The most profound influence of Brian Wilson’s life: “Definitely proud”
Brian Wilson‘s legacy in music is cemented by the sheer number of artists who have cited him as an influence.
While The Beatles are often credited with drenching the landscape of popular music in a vibrant brand of technicolour, it was Wilson who handed them the paint brushes. Quietly assessing the landscape of pop music in the early 1960s, Wilson crafted a catalogue of songs that inoffensively fit the mould. But then, in 1966, he commandeered the wheel and lifted music into the stratosphere with his dreamy brand of experimental music on Pet Sounds.
“The big influence was Pet Sounds by The Beach Boys,” Paul McCartney once explained in reference to The Beatles’ major sonic shift.
He continued, “That was the album that flipped me. The musical invention on that album was, like, ‘Wow!’ That was the big thing for me. I just thought, ‘Oh dear me. This is the album of all time. What the hell are we going to do?’ So, Sgt Pepper eventually came out, basically, from the idea that I had about this band. It was going to be an album of another band that wasn’t us.”
The influence of that record simply cannot be understated. It extends far beyond the immediate impact on The Beatles and Sgt Pepper’s Lonely Hearts Club Band, and can instead be traced in the identity of modern pop. So for many who study music culture, history is separated into two parts. The time that came before Pet Sounds, and the time that exists after.
But it would be foolish to wholeheartedly buy into that vision. While Wilson’s baby was an advent of pure genius, it’s misguided to believe it’s rooted solely in originality and not taken from anything that existed before.
In fact, Wilson was keen to debunk any such claims and deliberately cited the work of one man as deeply influential in the composition of Pet Sounds. When talking about ‘Let’s Go Away For A While’ specifically.
Wilson explained, “If you want to know the truth, I think Burt Bacharach had influenced me a little bit with that. If you really analyse it and you think about it, there were a lot of chord changes similar to the way he would put something together. And I think that his music had such a profound thing on my head; he got me going in a direction. I’m definitely proud of that tune.”

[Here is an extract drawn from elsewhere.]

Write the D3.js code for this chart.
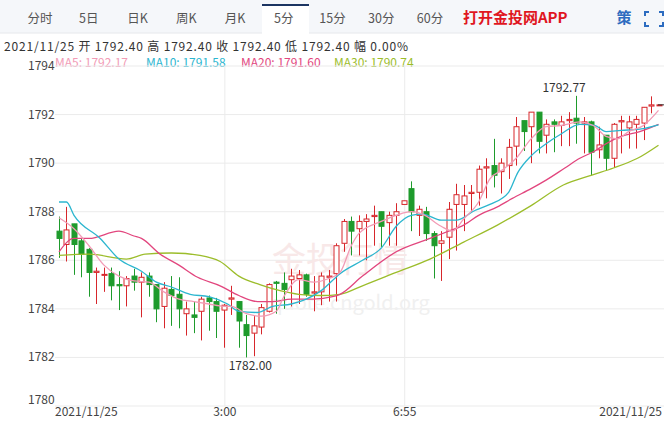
<!DOCTYPE html>
<html><head><meta charset="utf-8">
<script src="https://cdn.jsdelivr.net/npm/d3@7"></script>
<style>body{margin:0;background:#fff;font-family:"Noto Sans CJK SC","Noto Sans",sans-serif}</style>
</head><body><svg id="c" width="664" height="421"></svg>
<script>
const tabs=["分时","5日","日K","周K","月K","5分","15分","30分","60分"];
const yTicks=[1780,1782,1784,1786,1788,1790,1792,1794];
const xLabels=[{i:0,t:"2021/11/25",a:"start"},{i:22,t:"3:00",a:"middle"},{i:46,t:"6:55",a:"middle"},{i:80,t:"2021/11/25",a:"end"}];
// open, close, high, low
const opens=[1787.2,1786.65,1787.5,1786.8,1786.45,1785.5,1785.4,1785.45,1785.0,1784.95,1785.35,1785.1,1785.35,1785.0,1784.1,1784.8,1784.6,1783.8,1783.75,1783.9,1784.45,1784.3,1783.95,1784.4,1784.3,1783.35,1783.0,1783.25,1783.9,1785.1,1785.05,1785.2,1785.25,1785.4,1784.65,1784.7,1785.3,1785.45,1786.7,1787.6,1787.3,1787.6,1787.8,1788.0,1787.55,1787.85,1788.3,1788.95,1787.85,1788.0,1787.1,1786.7,1786.95,1788.3,1788.3,1788.75,1788.8,1789.8,1789.9,1789.65,1789.9,1790.7,1791.75,1791.5,1792.1,1791.15,1791.7,1791.55,1791.75,1791.85,1791.65,1791.7,1790.55,1791.15,1790.2,1791.7,1791.45,1791.6,1791.65,1792.35,1792.4];
const closes=[1786.9,1787.25,1786.65,1786.25,1785.5,1785.55,1785.42,1784.95,1784.95,1785.25,1785.1,1785.3,1785.0,1784.0,1784.85,1784.55,1784.0,1784.0,1783.65,1784.4,1784.3,1783.9,1784.15,1784.45,1783.5,1782.9,1783.3,1784.05,1785.0,1785.05,1784.8,1785.35,1785.4,1784.6,1784.7,1785.35,1785.35,1786.6,1787.6,1787.2,1787.6,1787.7,1787.85,1787.4,1787.85,1788.0,1788.45,1788.0,1788.1,1787.1,1786.6,1786.8,1788.1,1788.7,1788.65,1788.8,1789.75,1789.85,1789.5,1790.0,1790.65,1791.5,1791.3,1792.1,1790.9,1791.6,1791.6,1791.7,1791.8,1791.65,1791.7,1790.45,1790.75,1790.2,1791.6,1791.75,1791.7,1791.8,1792.3,1792.4,1792.4];
const highs=[1787.8,1788.2,1787.5,1786.9,1786.5,1785.7,1785.7,1785.7,1785.55,1785.35,1785.65,1785.5,1785.5,1785.0,1785.1,1785.35,1785.3,1784.3,1784.3,1784.5,1784.55,1784.45,1784.2,1784.95,1784.3,1783.75,1783.7,1784.2,1785.05,1785.15,1785.5,1785.65,1785.6,1785.45,1785.35,1785.5,1785.6,1786.7,1787.7,1787.8,1787.85,1787.9,1788.25,1788.0,1788.0,1788.35,1788.45,1789.25,1788.25,1788.2,1787.2,1787.2,1788.4,1789.15,1789.1,1789.1,1789.9,1790.2,1791.0,1790.2,1791.0,1791.9,1791.75,1792.1,1792.1,1791.8,1791.8,1791.95,1792.1,1792.77,1791.9,1791.75,1791.5,1791.15,1791.65,1791.95,1791.95,1791.95,1792.3,1792.75,1792.4];
const lows=[1786.1,1785.95,1785.4,1785.3,1784.5,1784.2,1784.7,1784.35,1783.95,1784.1,1784.75,1783.65,1784.5,1783.45,1783.2,1783.3,1783.2,1782.9,1783.0,1782.7,1783.1,1782.8,1782.4,1783.75,1782.4,1782.0,1782.05,1782.95,1783.85,1783.8,1784.0,1784.1,1784.2,1784.5,1783.9,1784.15,1784.3,1784.3,1786.35,1786.2,1786.2,1786.0,1786.6,1786.55,1786.6,1786.6,1788.3,1787.2,1787.0,1786.8,1785.25,1785.15,1786.05,1786.4,1787.2,1788.0,1788.25,1788.55,1789.0,1788.75,1789.35,1789.9,1790.5,1790.0,1790.4,1790.4,1790.45,1790.7,1790.7,1790.8,1790.4,1789.5,1790.2,1789.7,1789.8,1790.4,1790.6,1790.6,1790.95,1792.05,1792.4];
// moving averages as [candle index, value]
const ma5=[[0,1787.75],[2,1787.3],[4,1786.6],[6,1785.8],[8,1785.35],[10,1785.15],[12,1785.1],[14,1784.7],[16,1784.4],[18,1784.3],[20,1784.2],[22,1784.1],[23,1784.1],[25,1783.8],[27,1783.7],[29,1783.9],[30,1784.5],[32,1785.2],[34,1785.1],[36,1785.25],[37.5,1785.5],[39,1786.6],[40,1787.1],[43,1787.6],[45,1787.85],[47,1788.0],[48.5,1787.9],[51,1787.4],[52.5,1787.2],[54,1787.7],[56,1788.4],[57.5,1789.35],[59.3,1789.75],[61,1790.2],[63,1791.0],[65,1791.5],[67,1791.55],[69.5,1791.7],[71.3,1791.55],[73,1791.1],[74.5,1791.0],[76,1791.3],[78,1791.55],[80,1792.17]];
const ma10=[[0,1788.4],[1,1788.4],[2,1787.85],[5.5,1786.9],[8,1786.05],[11,1785.55],[13,1785.1],[15,1784.9],[17.5,1784.6],[20,1784.5],[22.5,1784.2],[24,1783.9],[26.5,1783.85],[28.5,1784.1],[31,1784.2],[33,1784.4],[35,1784.75],[37.5,1785.45],[40.5,1786.0],[43,1786.5],[45,1787.4],[47,1787.85],[48.5,1787.9],[51,1787.65],[53,1787.65],[55.5,1788.05],[57.5,1788.3],[60,1788.8],[61.2,1789.6],[63,1790.3],[65,1790.8],[67,1791.2],[69.5,1791.6],[71.5,1791.55],[73,1791.3],[75,1791.35],[77.5,1791.4],[80,1791.58]];
const ma20=[[0,1786.35],[2,1786.9],[4,1786.9],[8,1787.2],[10,1787.0],[11,1786.9],[13.5,1786.25],[16,1785.8],[18.5,1785.3],[21.5,1784.95],[24,1784.55],[26.5,1784.3],[28.5,1784.3],[31,1784.4],[34,1784.4],[36.5,1784.5],[37.5,1784.6],[40.5,1785.35],[45,1786.35],[49.5,1786.9],[52,1787.2],[54,1787.45],[56,1787.85],[58.5,1788.2],[60.5,1788.55],[63,1788.95],[65,1789.3],[67.5,1789.8],[69.5,1790.2],[71.5,1790.5],[73,1790.8],[75,1791.1],[77.5,1791.3],[80,1791.6]];
const ma30=[[0,1786.2],[4,1786.25],[9,1786.05],[11.5,1786.25],[15,1786.3],[18.8,1786.2],[21.5,1785.95],[24,1785.35],[26.8,1785.0],[29.5,1784.75],[32,1784.6],[35,1784.55],[37.5,1784.6],[40.5,1784.95],[45,1785.5],[49.5,1786.05],[54,1786.75],[58.5,1787.45],[63,1788.25],[67.3,1789.1],[71,1789.5],[74,1789.8],[77.2,1790.2],[80,1790.74]];

const svg=d3.select("#c");
const UP="#d7262b",DN="#1e9b2c";
svg.append("rect").attr("x",0).attr("y",0).attr("width",664).attr("height",33).attr("fill","#f5f7fa");
svg.append("line").attr("x1",0).attr("x2",664).attr("y1",33).attr("y2",33).attr("stroke","#e6e8ec");
const tabX=d3.scalePoint().domain(tabs).range([40,430]);
svg.append("rect").attr("x",262).attr("y",4).attr("width",47).attr("height",30).attr("fill","#fff");
svg.append("rect").attr("x",262).attr("y",4).attr("width",47).attr("height",2).attr("fill","#1c3562");
svg.selectAll("text.tab").data(tabs).join("text").attr("x",d=>tabX(d)).attr("y",23).attr("text-anchor","middle")
 .attr("font-size",12.5).attr("fill","#555").text(d=>d);
svg.append("text").attr("x",463).attr("y",23).attr("font-size",15).attr("font-weight","bold").attr("fill","#e0161f").text("打开金投网APP");
svg.append("text").attr("x",624).attr("y",23).attr("text-anchor","middle").attr("font-size",15).attr("font-weight","bold").attr("fill","#2d6cc0").text("策");
const ic=svg.append("g").attr("stroke","#2d6cc0").attr("stroke-width",2).attr("fill","none");
[[645,12,1,1],[663,12,-1,1],[645,26,1,-1],[663,26,-1,-1]].forEach(([x,y,dx,dy])=>ic.append("path").attr("d",`M${x},${y+4*dy}V${y}H${x+4*dx}`));
svg.append("text").attr("x",4).attr("y",51).attr("font-size",12).attr("fill","#333").attr("textLength",404).text("2021/11/25 开 1792.40 高 1792.40 收 1792.40 低 1792.40 幅 0.00%");
const leg=[["MA5: 1792.17","#f29bb6",55],["MA10: 1791.58","#2cb6cf",146],["MA20: 1791.60","#e2467e",241],["MA30: 1790.74","#9cbd2b",334]];
leg.forEach(([t,c,x])=>svg.append("text").attr("x",x).attr("y",67).attr("font-size",12).attr("fill",c).text(t));

const N=opens.length;
const x=d3.scaleLinear().domain([0,N-1]).range([59,658.5]);
const y=d3.scaleLinear().domain([1780,1794]).range([406,66]);
svg.selectAll("line.g").data(yTicks).join("line").attr("x1",55).attr("x2",664).attr("y1",d=>y(d)).attr("y2",d=>y(d)).attr("stroke","#ebebeb");
[22,46].forEach(i=>svg.append("line").attr("x1",x(i)+1).attr("x2",x(i)+1).attr("y1",66).attr("y2",406).attr("stroke","#ebebeb"));
svg.selectAll("text.yt").data(yTicks).join("text").attr("x",28).attr("y",d=>Math.min(y(d)+4,404)).attr("font-size",12).attr("fill","#444").text(d=>d);
xLabels.forEach(l=>svg.append("text").attr("x",l.a=="start"?55:l.a=="end"?662:x(l.i)+1).attr("y",416).attr("text-anchor",l.a).attr("font-size",12).attr("fill","#444").text(l.t));
svg.append("text").attr("x",340).attr("y",272).attr("text-anchor","middle").attr("font-size",34).attr("fill","#f8e8e8").text("金投行情");
svg.append("text").attr("x",350).attr("y",310).attr("text-anchor","middle").attr("font-size",20).attr("fill","#f0f0f0").text("quote.cngold.org");
const bw=5;
const g=svg.append("g");
d3.range(N).forEach(i=>{
 const up=closes[i]>=opens[i],col=up?UP:DN,cx=Math.round(x(i))+0.5;
 g.append("line").attr("x1",cx).attr("x2",cx).attr("y1",y(highs[i])).attr("y2",y(lows[i])).attr("stroke",col);
 const t=y(Math.max(opens[i],closes[i])),b=y(Math.min(opens[i],closes[i]));
 g.append("rect").attr("x",cx-bw/2).attr("y",t).attr("width",bw).attr("height",Math.max(b-t,1)).attr("fill",up?"#fff":DN).attr("stroke",col);
});
const line=d3.line().x(d=>x(d[0])).y(d=>y(d[1])).curve(d3.curveMonotoneX);
[[ma30,"#9cbd2b"],[ma20,"#e2467e"],[ma10,"#2cb6cf"],[ma5,"#f29bb6"]].forEach(([d,c])=>svg.append("path").attr("d",line(d)).attr("fill","none").attr("stroke",c).attr("stroke-width",1.3));
const hi=d3.maxIndex(highs),lo=d3.minIndex(lows);
svg.append("text").attr("x",x(hi)-12).attr("y",y(highs[hi])-4).attr("text-anchor","middle").attr("font-size",12).attr("fill","#333").text(highs[hi].toFixed(2));
svg.append("text").attr("x",x(lo)+4).attr("y",y(lows[lo])+13).attr("text-anchor","middle").attr("font-size",12).attr("fill","#333").text(lows[lo].toFixed(2));
svg.append("line").attr("x1",658).attr("x2",664).attr("y1",y(closes[N-1])).attr("y2",y(closes[N-1])).attr("stroke","#333");
</script></body></html>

He continued, placing Bacharach’s name alongside a classical great, to highlight just how complex his influences were, in creating a new age pop masterpiece, “We used kettle drums toward the end of the song, where it goes (sings). We used dynamics like Beethoven. You know, Beethoven, the dynamic music maker.”
While we can’t outrightly credit Wilson for inventing pop music altogether, for the lineage of his influence has been made clear, we can still laud his genius and its ability to stitch together eras. It wasn’t until his work with Pet Sounds that modern pop realised it could interact with the likes of Beethoven in such an interesting and contemporary way.